Generation capacity for renewables continues to grow. Again, the signs are there. Large companies, such as Google and Apple, are pushing for 100% renewable energy for their offices, and are investing heavily to achieve their goal. 

Sweden now leads the way in renewable energy: half of its energy comes from renewables in its gross final consumption. Next door, Finland gets 39.3% of its energy from renewables. In Southern Europe, Portugal managed to power the entire country for a whole 24 hours using just renewable energy sources. 

Reputations are changing fast. Earlier this year, China announced plans to spend $360bn and create more than 13 million jobs in the renewable energy sector by 2020. For the world’s biggest emitter of greenhouse gases, this was a significant bid for leadership in the renewable energy industry. 

Chinese companies, with their vast domestic market, are already among the world’s dominant players in the field. Chinese manufacturing has caused costs in the wind and solar industries to fall to a level that is much more competitive with power generation from fossil fuels.

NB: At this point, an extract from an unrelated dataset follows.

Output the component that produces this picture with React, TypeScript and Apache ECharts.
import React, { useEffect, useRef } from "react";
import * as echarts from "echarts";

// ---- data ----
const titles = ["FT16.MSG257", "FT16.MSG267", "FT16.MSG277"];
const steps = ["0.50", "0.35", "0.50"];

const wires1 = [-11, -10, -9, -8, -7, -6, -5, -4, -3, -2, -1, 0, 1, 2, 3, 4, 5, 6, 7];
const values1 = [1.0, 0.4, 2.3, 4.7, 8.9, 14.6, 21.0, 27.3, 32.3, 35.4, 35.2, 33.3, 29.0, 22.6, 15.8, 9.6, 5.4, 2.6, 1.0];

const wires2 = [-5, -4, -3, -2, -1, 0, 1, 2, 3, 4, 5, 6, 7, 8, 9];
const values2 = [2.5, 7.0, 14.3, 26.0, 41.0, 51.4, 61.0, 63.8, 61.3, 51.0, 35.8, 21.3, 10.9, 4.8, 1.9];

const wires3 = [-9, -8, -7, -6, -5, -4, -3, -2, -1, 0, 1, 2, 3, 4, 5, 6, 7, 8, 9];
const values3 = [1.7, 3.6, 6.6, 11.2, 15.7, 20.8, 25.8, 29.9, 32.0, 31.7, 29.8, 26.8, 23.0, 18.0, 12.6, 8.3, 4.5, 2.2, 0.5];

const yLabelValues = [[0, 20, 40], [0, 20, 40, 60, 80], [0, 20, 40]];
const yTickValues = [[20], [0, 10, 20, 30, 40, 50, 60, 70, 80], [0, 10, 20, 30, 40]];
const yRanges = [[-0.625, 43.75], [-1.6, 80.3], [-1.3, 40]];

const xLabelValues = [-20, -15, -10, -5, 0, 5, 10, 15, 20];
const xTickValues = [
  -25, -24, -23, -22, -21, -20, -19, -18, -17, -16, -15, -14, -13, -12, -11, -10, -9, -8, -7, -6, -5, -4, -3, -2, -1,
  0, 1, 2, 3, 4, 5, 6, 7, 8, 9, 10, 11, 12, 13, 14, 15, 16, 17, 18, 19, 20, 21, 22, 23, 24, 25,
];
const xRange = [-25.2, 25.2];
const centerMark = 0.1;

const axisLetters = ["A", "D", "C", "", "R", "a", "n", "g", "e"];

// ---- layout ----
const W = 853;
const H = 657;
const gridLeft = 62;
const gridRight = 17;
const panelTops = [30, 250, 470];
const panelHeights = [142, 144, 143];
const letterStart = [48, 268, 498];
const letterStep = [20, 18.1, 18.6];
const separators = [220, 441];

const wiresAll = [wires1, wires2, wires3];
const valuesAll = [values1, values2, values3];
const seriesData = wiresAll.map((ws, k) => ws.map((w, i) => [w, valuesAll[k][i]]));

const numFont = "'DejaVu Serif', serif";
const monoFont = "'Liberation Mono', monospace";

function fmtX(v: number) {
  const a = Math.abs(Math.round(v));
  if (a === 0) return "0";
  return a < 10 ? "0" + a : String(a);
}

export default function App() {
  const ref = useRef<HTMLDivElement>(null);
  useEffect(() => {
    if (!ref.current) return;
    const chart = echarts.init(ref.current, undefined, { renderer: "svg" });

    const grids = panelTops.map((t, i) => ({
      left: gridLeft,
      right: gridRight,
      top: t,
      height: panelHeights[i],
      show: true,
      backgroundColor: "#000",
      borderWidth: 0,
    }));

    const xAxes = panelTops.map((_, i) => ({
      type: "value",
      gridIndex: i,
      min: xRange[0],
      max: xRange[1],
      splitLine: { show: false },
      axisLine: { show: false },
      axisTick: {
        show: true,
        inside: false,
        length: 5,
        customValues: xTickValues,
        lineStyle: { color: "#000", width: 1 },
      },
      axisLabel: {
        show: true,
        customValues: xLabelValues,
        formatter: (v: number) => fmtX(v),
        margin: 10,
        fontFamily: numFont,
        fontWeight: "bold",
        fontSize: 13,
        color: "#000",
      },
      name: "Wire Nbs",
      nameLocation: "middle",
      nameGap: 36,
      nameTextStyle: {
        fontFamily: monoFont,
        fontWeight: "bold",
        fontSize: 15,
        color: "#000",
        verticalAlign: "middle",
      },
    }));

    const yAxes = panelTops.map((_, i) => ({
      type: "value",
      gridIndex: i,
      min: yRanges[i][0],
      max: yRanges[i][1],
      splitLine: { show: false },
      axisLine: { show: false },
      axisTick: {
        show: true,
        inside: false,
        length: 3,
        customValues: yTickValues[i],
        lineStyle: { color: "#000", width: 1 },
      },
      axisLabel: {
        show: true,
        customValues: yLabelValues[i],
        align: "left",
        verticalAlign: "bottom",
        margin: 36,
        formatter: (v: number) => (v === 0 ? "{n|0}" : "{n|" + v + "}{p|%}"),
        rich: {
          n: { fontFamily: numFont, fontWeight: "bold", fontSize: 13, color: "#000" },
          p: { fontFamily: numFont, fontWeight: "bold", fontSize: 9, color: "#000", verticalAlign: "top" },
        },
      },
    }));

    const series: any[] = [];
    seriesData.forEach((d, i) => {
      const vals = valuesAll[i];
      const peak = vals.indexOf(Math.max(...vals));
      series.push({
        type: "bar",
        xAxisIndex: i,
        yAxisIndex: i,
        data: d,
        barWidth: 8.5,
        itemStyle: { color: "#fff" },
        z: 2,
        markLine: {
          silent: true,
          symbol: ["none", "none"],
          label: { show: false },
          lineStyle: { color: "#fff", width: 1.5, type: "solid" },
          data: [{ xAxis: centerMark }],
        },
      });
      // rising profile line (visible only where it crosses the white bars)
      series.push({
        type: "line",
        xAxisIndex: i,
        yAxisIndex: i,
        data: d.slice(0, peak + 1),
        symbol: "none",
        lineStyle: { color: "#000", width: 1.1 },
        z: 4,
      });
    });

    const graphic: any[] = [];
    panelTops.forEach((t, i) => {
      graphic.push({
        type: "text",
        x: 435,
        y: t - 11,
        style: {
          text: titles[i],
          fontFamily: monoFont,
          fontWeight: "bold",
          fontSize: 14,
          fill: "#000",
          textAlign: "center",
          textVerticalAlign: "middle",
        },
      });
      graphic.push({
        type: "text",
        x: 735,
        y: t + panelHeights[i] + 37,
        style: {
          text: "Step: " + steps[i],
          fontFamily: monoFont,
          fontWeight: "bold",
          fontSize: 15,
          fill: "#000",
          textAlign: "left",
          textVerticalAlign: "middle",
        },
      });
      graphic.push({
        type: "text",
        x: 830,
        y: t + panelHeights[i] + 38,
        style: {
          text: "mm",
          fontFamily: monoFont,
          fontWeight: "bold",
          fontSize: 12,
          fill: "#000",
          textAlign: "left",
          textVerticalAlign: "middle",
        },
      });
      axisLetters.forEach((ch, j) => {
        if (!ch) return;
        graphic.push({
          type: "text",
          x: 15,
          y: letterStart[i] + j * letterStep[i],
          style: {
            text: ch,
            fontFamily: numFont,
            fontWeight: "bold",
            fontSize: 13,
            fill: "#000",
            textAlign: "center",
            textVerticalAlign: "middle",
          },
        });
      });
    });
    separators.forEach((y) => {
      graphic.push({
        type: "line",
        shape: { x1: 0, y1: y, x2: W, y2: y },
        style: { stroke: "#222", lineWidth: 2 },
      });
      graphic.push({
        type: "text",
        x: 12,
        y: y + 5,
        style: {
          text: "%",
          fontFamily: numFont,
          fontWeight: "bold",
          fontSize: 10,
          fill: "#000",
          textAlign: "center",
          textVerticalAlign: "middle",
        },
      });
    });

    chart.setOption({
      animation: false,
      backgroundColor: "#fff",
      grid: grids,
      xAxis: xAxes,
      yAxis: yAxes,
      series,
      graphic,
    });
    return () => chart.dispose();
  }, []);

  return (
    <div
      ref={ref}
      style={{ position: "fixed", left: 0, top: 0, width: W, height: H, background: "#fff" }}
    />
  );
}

Just as China develops plans to lift the cloud of Beijing smog, Saudi Arabia, the world’s top crude exporter, is looking to diversify away from oil and into renewable energies, as set out in its Saudi Vision 2030 roadmap. As the country prepares for the IPO of Saudi Aramco, the state oil company, it has kicked off a $50bn (£38.43bn) push for renewable energy. The near-term goal is to increase the country’s generation capacity to 9.5GW of solar and wind energy, to dampen domestic use of oil to meet energy demands.

Shift on fossil fuels

In an interconnected global market, the actions of countries such as the US and the Saudi kingdom do not take place in isolation. Technological advances in the past few years have made US shale oil profitable at much lower levels – causing the united OPEC-Russia front to feel the squeeze of reduced crude prices. 

Profitable at $40 to $50 per barrel, US shale oil has created a new world for international crude producers – one in which OPEC and non-OPEC players have agreed to extend their cuts to output by nine months to March 2018. 

At the same time, many countries in the Middle East recognise that exporting crude is a low value-add activity. Gas is a more cost-effective and less environmentally damaging means of generating power, and those countries with gas reserves are looking to maximise output.
 
Qatar, as stated above, plans to increase natural gas production by 30% over the next few years to cement its position as the leading gas producer in the world. Other countries, that lack natural gas reserves of their own, are looking at refining opportunities to optimise profits from every molecule of oil and gas. With Qatar under embargo by its neighbours, it seems the cooperation aspect of the Gulf Cooperation Council is in short supply. How this will affect its ambitions as a gas producer are not yet clear. 

The indications, big and small, are all there. The energy mix is changing. More innovative, diverse, and much more complex, it is less beholden to cartels, but still subject to economic and geopolitical pressures. 

For large purchasers of energy products, staying on top of these shifting energy markets is essential to ensure they secure what they need at the best price – a price that must increasingly take environmental levies, taxes, quotas, and subsidies into account, alongside corporate social responsibility commitments and reputation management. At the other end of the deal, sellers need to navigate shifting markets to ensure they maintain their profits – not least because, as the way we produce and consume energy changes, it will require further investment. 

In this environment, neither party to a transaction can afford to make buying or selling decisions without recourse to detailed evidence, in the form of advanced analysis of all potential costs, hidden risks, and likely outcomes. They require access to accurate real-time data, the ability to find the signal among the noise, and specialist commodity management tools to interpret it. 

Unprepared companies that are not using specialist technology can soon find that reality bites back – with painful environmental, financial, and reputational consequences.